[begin Information given]

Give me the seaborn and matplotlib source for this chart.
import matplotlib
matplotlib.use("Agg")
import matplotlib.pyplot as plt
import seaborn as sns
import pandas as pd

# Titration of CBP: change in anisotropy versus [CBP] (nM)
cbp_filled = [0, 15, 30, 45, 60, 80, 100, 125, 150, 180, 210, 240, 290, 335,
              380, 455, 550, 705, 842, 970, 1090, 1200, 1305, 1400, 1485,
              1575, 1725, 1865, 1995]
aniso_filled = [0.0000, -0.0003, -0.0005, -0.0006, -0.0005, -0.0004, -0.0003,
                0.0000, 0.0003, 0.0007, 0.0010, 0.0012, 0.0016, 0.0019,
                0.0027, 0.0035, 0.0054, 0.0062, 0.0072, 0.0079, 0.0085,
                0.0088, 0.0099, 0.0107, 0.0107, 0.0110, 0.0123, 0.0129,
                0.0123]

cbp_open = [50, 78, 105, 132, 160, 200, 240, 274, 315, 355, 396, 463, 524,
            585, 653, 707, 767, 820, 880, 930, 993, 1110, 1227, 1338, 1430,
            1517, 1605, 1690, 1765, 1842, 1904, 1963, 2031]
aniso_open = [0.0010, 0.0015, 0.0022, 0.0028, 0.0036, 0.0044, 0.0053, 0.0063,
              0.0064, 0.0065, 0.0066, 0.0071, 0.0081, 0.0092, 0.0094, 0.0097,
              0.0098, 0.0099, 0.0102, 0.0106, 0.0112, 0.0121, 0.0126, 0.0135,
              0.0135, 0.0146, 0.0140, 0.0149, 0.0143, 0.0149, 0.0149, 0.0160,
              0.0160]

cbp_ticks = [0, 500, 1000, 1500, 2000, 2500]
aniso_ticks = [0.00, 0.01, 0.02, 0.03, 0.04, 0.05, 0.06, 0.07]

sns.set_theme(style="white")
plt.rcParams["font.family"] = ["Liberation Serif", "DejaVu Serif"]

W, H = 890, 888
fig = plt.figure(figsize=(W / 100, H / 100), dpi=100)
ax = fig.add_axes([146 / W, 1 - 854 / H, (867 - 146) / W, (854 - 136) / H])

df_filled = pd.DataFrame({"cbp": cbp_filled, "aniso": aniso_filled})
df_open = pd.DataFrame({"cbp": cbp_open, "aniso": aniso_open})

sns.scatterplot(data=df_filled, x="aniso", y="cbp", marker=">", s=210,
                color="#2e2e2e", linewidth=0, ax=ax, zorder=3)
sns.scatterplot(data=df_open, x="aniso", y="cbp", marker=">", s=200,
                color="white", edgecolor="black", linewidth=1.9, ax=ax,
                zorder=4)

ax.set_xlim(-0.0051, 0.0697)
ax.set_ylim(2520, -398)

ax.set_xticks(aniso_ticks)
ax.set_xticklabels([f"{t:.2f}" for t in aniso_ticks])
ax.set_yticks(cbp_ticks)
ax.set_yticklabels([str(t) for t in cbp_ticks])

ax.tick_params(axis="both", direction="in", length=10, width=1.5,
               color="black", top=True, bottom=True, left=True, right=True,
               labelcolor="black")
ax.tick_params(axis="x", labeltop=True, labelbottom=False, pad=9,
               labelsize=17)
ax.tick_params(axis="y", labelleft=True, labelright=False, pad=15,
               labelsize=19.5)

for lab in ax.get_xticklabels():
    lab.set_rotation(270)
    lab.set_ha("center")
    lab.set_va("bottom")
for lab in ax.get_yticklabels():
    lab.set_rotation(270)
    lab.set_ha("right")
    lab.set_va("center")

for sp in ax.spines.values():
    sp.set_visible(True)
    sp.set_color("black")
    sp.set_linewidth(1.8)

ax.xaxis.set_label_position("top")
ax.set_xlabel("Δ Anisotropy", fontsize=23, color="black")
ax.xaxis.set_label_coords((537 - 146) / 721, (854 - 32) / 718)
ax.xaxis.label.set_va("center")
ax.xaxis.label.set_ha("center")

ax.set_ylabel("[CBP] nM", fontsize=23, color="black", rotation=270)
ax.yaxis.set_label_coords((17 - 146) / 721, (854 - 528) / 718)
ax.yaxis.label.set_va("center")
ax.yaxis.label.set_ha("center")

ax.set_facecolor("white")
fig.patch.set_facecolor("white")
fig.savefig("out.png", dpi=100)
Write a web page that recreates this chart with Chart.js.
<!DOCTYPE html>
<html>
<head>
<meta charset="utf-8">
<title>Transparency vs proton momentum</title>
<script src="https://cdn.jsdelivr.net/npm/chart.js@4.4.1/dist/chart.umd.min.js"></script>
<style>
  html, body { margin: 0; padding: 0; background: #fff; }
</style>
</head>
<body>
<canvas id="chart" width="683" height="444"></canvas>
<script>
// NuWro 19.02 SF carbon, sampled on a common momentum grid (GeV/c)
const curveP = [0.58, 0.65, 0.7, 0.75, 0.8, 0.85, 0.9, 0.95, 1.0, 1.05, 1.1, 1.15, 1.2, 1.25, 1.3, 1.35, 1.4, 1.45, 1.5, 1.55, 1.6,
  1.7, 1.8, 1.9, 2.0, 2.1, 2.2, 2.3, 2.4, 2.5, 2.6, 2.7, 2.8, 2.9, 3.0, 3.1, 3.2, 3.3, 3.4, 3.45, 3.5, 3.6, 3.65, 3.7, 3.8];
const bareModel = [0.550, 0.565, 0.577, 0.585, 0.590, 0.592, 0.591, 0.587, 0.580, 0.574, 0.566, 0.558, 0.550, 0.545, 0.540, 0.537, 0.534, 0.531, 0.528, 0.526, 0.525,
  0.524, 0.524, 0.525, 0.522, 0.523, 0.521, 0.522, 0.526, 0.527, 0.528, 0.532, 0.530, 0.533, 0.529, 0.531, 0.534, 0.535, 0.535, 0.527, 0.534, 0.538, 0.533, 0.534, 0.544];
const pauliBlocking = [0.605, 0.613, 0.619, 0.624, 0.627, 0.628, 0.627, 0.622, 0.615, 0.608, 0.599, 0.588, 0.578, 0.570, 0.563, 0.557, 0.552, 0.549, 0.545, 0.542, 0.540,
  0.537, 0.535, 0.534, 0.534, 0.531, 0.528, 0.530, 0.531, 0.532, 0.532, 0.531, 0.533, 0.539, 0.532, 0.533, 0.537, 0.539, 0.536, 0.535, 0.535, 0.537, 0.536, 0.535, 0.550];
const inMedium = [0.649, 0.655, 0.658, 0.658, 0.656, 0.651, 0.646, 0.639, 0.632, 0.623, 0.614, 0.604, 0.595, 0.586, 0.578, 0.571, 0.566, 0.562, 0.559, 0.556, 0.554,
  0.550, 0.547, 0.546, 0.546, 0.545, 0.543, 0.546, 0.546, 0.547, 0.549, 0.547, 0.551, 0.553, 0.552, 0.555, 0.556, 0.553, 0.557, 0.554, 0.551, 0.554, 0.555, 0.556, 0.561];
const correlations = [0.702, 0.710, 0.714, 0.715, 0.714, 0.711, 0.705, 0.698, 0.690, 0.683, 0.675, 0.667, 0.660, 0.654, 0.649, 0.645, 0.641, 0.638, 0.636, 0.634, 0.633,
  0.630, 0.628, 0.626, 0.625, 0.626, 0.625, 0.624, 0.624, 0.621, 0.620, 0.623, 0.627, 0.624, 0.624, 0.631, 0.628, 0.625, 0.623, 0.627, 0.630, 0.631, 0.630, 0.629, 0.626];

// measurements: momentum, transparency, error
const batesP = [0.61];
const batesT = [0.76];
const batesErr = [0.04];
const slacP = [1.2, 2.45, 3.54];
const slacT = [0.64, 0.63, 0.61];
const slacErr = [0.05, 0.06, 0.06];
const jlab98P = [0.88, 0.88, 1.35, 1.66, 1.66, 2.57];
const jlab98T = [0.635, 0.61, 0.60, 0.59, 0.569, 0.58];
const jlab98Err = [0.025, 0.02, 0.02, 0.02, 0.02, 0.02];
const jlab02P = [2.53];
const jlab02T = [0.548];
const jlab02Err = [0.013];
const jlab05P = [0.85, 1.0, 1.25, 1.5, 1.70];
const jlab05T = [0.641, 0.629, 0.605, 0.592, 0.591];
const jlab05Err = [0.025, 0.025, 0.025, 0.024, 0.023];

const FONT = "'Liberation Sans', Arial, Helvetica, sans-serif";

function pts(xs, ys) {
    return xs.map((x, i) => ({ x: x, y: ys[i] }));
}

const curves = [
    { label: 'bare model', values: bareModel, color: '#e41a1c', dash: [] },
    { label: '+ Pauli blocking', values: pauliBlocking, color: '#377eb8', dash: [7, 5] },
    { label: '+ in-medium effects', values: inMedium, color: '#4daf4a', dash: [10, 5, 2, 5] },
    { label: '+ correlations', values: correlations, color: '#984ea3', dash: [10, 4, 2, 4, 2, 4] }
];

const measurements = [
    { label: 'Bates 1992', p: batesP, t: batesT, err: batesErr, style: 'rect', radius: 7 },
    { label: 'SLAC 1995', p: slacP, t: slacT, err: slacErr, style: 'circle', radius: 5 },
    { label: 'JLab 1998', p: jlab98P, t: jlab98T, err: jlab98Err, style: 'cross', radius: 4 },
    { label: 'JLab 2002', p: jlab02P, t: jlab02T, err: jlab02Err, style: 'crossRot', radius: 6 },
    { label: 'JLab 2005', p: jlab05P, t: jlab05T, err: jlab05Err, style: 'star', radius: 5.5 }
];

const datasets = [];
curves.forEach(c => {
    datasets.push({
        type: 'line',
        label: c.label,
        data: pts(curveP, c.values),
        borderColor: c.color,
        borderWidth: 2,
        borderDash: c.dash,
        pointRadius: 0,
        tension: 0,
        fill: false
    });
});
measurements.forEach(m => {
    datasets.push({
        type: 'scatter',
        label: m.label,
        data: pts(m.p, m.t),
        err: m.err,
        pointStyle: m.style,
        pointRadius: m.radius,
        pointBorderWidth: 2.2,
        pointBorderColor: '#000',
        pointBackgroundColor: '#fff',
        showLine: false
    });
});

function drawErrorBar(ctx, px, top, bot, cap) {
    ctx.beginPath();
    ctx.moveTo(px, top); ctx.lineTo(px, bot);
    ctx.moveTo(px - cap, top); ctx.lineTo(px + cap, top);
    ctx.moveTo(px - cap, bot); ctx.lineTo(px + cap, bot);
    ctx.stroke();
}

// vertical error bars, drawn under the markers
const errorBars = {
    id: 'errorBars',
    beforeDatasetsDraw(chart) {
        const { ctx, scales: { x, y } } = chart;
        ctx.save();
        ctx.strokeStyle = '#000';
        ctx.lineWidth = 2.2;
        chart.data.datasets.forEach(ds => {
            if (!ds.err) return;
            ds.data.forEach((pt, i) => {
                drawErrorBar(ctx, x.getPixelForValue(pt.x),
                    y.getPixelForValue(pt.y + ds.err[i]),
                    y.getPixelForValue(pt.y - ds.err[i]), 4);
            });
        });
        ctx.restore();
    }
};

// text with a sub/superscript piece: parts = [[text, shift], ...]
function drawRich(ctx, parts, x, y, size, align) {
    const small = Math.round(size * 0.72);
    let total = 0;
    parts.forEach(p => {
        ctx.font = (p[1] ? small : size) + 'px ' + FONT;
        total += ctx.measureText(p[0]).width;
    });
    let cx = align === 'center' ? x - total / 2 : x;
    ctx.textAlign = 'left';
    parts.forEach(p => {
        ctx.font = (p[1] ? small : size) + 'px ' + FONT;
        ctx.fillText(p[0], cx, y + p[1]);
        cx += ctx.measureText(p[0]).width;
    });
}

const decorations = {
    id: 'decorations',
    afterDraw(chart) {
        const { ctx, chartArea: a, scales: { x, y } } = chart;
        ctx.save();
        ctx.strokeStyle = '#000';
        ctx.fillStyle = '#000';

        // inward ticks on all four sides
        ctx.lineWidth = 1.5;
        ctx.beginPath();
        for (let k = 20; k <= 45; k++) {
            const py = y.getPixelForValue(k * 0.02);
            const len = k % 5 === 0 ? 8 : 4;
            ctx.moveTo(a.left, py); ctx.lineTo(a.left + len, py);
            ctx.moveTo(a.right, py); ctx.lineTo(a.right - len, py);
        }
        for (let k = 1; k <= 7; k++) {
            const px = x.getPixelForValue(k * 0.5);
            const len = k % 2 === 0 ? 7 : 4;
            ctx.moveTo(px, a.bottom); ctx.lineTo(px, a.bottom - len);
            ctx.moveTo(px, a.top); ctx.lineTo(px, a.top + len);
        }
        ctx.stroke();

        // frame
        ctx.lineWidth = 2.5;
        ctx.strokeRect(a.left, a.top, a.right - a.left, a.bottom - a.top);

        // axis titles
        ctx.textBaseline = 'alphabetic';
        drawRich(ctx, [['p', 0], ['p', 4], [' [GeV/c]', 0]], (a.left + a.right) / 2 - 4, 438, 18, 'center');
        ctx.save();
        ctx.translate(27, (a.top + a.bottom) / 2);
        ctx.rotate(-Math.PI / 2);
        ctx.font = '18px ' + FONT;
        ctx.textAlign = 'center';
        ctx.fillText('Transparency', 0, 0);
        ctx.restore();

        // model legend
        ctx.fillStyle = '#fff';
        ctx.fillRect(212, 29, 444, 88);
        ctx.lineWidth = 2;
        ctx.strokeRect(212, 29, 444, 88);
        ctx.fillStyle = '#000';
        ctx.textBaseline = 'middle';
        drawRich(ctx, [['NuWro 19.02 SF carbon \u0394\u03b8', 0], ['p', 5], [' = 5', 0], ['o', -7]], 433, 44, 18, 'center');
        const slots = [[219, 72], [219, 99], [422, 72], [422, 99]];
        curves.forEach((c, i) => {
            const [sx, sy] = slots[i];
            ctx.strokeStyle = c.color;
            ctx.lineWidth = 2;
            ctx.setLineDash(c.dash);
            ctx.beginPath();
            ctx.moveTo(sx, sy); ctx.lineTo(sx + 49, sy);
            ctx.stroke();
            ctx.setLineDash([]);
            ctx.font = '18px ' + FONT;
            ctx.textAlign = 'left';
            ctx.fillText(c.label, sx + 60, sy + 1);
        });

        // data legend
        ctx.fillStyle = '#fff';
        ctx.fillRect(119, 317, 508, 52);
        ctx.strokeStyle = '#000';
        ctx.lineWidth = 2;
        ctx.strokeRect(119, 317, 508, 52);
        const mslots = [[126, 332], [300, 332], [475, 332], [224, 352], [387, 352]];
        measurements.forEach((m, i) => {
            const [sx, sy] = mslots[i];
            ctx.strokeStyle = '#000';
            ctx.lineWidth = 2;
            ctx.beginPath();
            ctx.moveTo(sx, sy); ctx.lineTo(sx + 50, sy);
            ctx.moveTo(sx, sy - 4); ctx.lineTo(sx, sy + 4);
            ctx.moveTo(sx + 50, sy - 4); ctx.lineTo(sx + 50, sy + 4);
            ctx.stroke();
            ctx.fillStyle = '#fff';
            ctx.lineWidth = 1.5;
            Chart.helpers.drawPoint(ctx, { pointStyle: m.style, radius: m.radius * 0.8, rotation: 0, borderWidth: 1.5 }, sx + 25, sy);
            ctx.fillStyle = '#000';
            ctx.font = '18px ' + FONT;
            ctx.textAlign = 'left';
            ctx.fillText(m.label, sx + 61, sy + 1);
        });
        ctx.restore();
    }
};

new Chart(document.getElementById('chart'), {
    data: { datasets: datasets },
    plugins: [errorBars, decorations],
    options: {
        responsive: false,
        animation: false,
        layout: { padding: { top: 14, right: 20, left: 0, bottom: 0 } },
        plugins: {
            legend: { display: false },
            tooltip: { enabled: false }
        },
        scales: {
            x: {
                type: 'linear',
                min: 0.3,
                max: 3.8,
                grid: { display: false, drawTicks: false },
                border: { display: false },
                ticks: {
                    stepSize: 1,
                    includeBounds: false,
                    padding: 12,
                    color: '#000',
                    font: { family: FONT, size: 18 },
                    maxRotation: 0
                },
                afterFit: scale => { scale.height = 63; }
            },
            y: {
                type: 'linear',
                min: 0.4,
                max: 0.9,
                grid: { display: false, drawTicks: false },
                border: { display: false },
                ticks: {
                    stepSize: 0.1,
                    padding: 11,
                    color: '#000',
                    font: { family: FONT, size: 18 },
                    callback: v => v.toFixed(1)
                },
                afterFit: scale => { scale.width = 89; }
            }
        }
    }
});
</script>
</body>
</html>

[end Information given]

> _Your task_
Extract, please, the lines from the start of the entries above through the one with "import pandas as pd", both included, reproducing each exactly and adding nothing.

> _Exercise solution_
Give me the seaborn and matplotlib source for this chart.
import matplotlib
matplotlib.use("Agg")
import matplotlib.pyplot as plt
import seaborn as sns
import pandas as pd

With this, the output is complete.